For this reason, I think the paper is a very good fit for ASPLOS. Even if architects do their best to think carefully about ramifications of their choices, this paper is an eye opener into a world of, probably, unforeseen consequences. As such, like it very much. And I think it should be a must-read for current and future architects (and not just narrowly from a virtualization point of view).

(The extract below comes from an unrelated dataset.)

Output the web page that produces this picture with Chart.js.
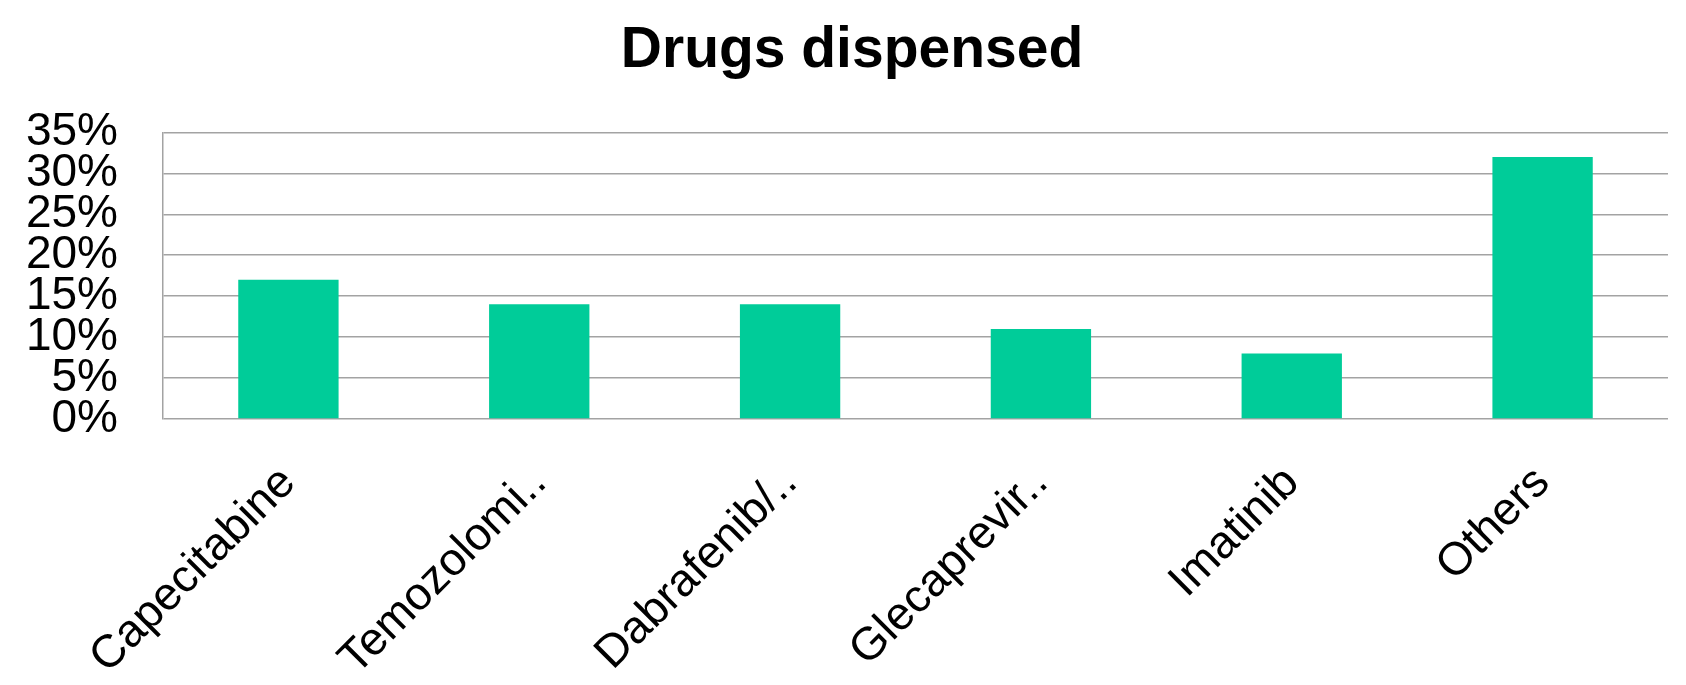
<!DOCTYPE html>
<html>
<head>
<meta charset="utf-8">
<script src="https://cdn.jsdelivr.net/npm/chart.js@4.4.1/dist/chart.umd.min.js"></script>
<style>
  html, body { margin: 0; padding: 0; background: #ffffff; }
  #wrap { width: 1686px; height: 685px; position: relative; }
</style>
</head>
<body>
<div id="wrap"><canvas id="c" width="1686" height="685"></canvas></div>
<script>
const titleText = 'Drugs dispensed';
const categories = ['Capecitabine', 'Temozolomi..', 'Dabrafenib/..', 'Glecaprevir..', 'Imatinib', 'Others'];
const shareValues = [17, 14, 14, 11, 8, 32];
const yTickValues = [0, 5, 10, 15, 20, 25, 30, 35];

const FONT = "'Liberation Sans', Arial, Helvetica, sans-serif";

new Chart(document.getElementById('c'), {
  type: 'bar',
  data: {
    labels: categories,
    datasets: [{
      data: shareValues,
      backgroundColor: '#00cc99',
      borderWidth: 0,
      barPercentage: 0.4,
      categoryPercentage: 1.0,
      yAxisID: 'y'
    }]
  },
  options: {
    responsive: false,
    devicePixelRatio: 1,
    animation: false,
    layout: { padding: { left: 18, right: 0, top: 0, bottom: 0 } },
    plugins: {
      legend: { display: false },
      tooltip: { enabled: false },
      title: {
        display: true,
        text: titleText,
        color: '#000000',
        font: { family: FONT, size: 57, weight: 'bold', lineHeight: 1.2 },
        padding: { top: 17, bottom: 47 }
      }
    },
    scales: {
      x: {
        grid: { display: false, drawTicks: false },
        border: { display: false },
        ticks: {
          color: '#000000',
          font: { family: FONT, size: 46 },
          minRotation: 45,
          maxRotation: 45,
          autoSkip: false,
          padding: 37,
          labelOffset: 0
        },
        afterFit: (scale) => { scale.height = 266; }
      },
      y: {
        position: 'left',
        min: 0,
        max: 35,
        afterBuildTicks: (scale) => { scale.ticks = yTickValues.map(v => ({ value: v })); },
        grid: { color: '#a3a3a3', lineWidth: 1.5, drawTicks: false },
        border: { display: true, color: '#a3a3a3', width: 1.5 },
        ticks: {
          color: '#000000',
          font: { family: FONT, size: 46 },
          autoSkip: false,
          padding: 45,
          callback: (v) => v + '%'
        },
        afterFit: (scale) => { scale.width = 145; }
      },
      spacer: {
        position: 'right',
        display: true,
        min: 0,
        max: 1,
        grid: { display: false, drawTicks: false },
        border: { display: false },
        ticks: { display: false },
        afterFit: (scale) => { scale.width = 18; }
      }
    }
  }
});
</script>
</body>
</html>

Thank you dear (anonymous) reviewer for liking our work!
|[ OSDI 2008 ]||
Binary Translation Using Peephole Superoptimizers
Can we automatically infer translations from one architecture to another using synthesis and superoptimization techniques? This paper demonstrates such capability for PowerPC to x86 translation. The performance of the translated code is better than the widely-used commercial Rosetta translator (shipped with Apple's OS X) at that time. The paper provides techniques to dynamically map the state of one machine to the state of another machine in tandem with synthesis-based code generation, for better overall quality of the generated code.
|[ ASPLOS 2006 ]||
Automatic Generation of Peephole Superoptimizers
How to automatically generate a peephole optimizer for x86 using brute-force superoptimization? This paper has received significant attention since it was published. Our current research is targetted towards generalizing and scaling the ideas presented in this paper.
|[ WINET 2006 ]||
Energy Efficiency and Capacity of TCP Traffic in Multi-Hop Wireless Networks
How does the TCP protocol interact with the underlying congestion-control algorithms in a multi-hop wireless network? What are the implications on throughput (capacity) and energy efficiency?
|[ FAST 2004 ]||
CAR: Clock with Adaptive Replacement
This paper extends the well-known CLOCK algorithm for cache replacement (used in most operating systems) with ideas presented in previous work on Adaptive Replacement Cache (ARC). As mentioned on ARC's wikipedia page, variants of this approach have been implemented and deployed in several systems. The primary advantage of CAR (CLOCK with Adaptive Replacement) over ARC is that it gets rid of the LRU lock, while retaining all the benefits of ARC.